GIVEN TASK :: Copy all lines in which the word "React" can be found.

(Source code of charts)
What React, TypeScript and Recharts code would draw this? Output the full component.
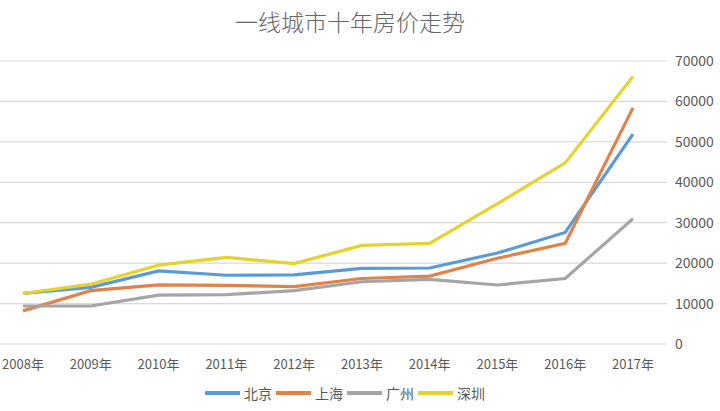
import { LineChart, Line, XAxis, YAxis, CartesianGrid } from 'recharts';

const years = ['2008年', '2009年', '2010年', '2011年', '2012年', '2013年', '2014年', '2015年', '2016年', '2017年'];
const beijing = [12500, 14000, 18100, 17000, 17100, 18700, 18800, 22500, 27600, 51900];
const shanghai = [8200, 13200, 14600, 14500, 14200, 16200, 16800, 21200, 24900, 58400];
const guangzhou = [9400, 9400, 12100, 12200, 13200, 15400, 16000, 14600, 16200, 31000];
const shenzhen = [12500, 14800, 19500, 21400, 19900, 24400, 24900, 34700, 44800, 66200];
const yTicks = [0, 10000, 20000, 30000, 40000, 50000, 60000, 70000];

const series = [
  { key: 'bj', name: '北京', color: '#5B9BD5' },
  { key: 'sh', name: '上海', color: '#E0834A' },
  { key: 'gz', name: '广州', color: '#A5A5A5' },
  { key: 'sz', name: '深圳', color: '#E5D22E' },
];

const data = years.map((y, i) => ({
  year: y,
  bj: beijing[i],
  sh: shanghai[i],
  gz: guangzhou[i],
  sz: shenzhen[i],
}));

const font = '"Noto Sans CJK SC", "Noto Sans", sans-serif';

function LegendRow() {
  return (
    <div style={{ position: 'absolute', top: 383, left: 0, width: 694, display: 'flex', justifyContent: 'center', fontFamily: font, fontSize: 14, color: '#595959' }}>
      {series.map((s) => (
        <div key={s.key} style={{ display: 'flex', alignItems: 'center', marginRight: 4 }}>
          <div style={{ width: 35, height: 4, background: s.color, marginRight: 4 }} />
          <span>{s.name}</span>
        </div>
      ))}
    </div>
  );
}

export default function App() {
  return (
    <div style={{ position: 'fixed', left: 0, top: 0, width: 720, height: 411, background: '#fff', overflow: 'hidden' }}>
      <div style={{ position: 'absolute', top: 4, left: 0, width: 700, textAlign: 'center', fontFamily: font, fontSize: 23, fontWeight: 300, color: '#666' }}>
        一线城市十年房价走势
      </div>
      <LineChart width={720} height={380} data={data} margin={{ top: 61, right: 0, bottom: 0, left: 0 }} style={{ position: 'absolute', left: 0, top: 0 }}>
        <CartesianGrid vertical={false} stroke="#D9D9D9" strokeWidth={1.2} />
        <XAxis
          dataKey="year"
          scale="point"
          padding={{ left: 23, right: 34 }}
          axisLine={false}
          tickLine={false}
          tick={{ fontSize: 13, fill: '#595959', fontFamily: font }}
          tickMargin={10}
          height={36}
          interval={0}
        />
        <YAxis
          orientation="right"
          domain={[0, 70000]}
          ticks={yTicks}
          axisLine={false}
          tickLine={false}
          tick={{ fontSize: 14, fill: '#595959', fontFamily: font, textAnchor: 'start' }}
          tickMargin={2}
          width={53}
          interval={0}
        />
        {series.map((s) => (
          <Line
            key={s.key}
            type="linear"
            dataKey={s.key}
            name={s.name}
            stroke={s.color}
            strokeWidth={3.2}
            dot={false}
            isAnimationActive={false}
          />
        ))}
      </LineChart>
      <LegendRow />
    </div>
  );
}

---

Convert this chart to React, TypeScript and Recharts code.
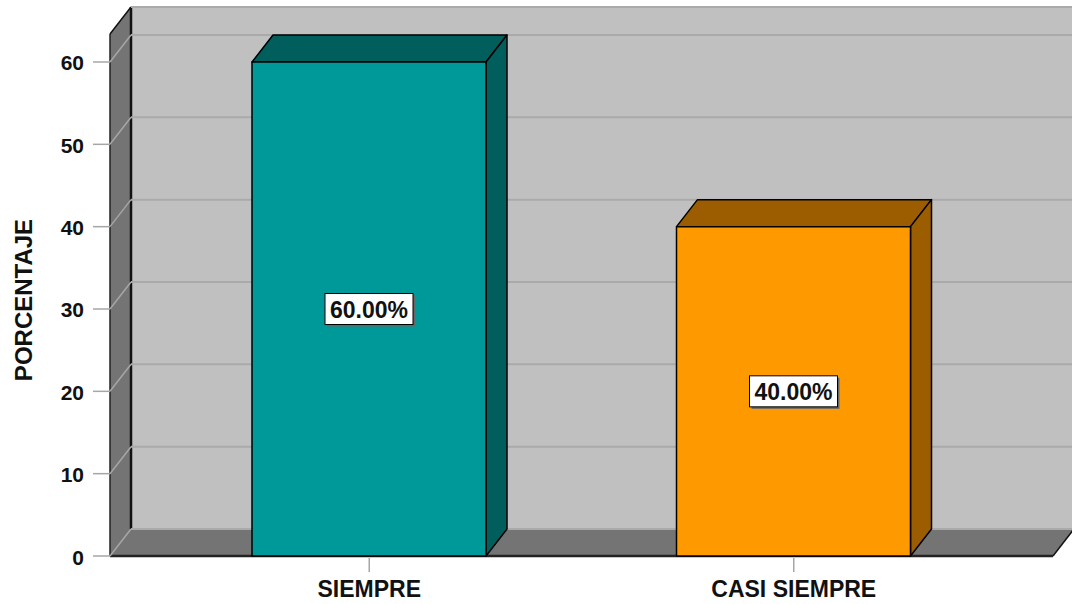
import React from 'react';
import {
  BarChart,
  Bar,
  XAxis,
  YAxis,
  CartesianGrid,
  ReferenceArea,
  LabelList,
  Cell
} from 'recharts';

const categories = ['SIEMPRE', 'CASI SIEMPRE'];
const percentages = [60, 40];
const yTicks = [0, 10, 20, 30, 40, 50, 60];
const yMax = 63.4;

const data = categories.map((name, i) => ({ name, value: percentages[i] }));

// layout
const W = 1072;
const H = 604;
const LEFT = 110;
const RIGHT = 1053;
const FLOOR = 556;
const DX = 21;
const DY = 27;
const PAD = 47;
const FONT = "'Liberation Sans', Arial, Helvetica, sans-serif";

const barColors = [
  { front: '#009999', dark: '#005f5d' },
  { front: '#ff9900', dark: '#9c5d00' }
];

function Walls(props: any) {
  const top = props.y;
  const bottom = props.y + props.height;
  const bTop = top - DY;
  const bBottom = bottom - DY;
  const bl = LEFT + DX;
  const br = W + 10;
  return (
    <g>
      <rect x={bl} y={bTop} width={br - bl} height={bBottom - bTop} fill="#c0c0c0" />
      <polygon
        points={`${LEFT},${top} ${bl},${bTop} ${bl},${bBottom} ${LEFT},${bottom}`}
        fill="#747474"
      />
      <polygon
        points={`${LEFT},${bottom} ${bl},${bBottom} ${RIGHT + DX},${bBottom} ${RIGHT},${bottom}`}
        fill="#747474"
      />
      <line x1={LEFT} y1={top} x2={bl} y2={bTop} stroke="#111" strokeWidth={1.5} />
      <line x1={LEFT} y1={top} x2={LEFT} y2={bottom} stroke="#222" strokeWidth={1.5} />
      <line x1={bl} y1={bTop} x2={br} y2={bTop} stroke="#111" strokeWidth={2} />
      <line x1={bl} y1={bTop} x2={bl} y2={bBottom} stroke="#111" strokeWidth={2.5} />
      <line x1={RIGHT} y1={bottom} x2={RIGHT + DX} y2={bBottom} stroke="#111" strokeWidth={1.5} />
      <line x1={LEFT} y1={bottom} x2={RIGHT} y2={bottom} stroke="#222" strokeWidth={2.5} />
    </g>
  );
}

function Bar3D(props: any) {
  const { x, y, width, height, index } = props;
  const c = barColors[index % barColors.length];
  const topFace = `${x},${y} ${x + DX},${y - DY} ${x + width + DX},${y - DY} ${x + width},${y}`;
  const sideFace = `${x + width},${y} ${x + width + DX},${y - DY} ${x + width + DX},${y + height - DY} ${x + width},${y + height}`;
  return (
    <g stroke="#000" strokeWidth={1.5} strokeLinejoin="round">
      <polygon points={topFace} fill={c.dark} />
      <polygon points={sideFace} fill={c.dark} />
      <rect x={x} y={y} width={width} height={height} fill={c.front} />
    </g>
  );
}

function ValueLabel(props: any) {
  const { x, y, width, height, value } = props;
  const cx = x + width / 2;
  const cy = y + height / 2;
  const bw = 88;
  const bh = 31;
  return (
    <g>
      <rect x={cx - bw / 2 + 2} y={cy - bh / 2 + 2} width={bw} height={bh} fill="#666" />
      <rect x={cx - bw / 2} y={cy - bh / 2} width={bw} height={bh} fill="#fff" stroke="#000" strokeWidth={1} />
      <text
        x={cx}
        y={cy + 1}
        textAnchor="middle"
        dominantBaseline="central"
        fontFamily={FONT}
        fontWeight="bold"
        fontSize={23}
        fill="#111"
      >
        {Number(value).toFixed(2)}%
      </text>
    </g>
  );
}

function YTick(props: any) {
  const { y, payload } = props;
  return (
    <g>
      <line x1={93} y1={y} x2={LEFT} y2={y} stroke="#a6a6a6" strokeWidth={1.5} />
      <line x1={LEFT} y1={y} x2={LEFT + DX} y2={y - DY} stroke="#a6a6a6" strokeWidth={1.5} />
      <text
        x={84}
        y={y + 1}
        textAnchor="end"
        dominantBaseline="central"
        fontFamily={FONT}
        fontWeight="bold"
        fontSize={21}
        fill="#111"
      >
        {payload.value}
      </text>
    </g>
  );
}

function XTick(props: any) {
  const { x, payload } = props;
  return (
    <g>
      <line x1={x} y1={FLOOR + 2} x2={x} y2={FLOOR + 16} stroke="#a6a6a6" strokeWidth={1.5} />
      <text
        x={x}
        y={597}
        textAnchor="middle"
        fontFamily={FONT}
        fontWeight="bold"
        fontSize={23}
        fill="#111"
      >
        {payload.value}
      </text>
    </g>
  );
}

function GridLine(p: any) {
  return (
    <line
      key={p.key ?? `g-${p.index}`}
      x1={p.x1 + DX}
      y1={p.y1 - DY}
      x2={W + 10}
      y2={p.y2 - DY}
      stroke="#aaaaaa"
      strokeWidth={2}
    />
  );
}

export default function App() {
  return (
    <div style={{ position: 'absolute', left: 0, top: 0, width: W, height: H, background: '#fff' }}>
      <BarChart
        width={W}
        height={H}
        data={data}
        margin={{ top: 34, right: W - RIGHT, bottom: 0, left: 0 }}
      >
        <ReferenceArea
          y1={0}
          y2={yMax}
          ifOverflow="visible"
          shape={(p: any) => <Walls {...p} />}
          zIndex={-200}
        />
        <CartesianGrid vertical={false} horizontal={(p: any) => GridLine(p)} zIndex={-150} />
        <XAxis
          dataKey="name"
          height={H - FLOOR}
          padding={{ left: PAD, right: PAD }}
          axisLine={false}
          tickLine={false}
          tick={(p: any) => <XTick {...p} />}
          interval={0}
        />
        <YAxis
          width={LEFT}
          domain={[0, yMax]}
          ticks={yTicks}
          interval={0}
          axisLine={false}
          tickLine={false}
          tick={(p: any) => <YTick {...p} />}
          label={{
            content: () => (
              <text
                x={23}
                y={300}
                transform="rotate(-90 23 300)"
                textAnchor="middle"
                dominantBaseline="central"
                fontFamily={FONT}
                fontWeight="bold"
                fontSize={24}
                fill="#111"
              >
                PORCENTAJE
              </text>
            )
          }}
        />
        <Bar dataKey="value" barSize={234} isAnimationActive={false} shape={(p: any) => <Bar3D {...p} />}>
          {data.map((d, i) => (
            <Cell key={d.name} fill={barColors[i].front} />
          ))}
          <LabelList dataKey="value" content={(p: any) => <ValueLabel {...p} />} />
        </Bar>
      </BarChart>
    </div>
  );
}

SOLUTION ::
What React, TypeScript and Recharts code would draw this? Output the full component.
Convert this chart to React, TypeScript and Recharts code.
import React from 'react';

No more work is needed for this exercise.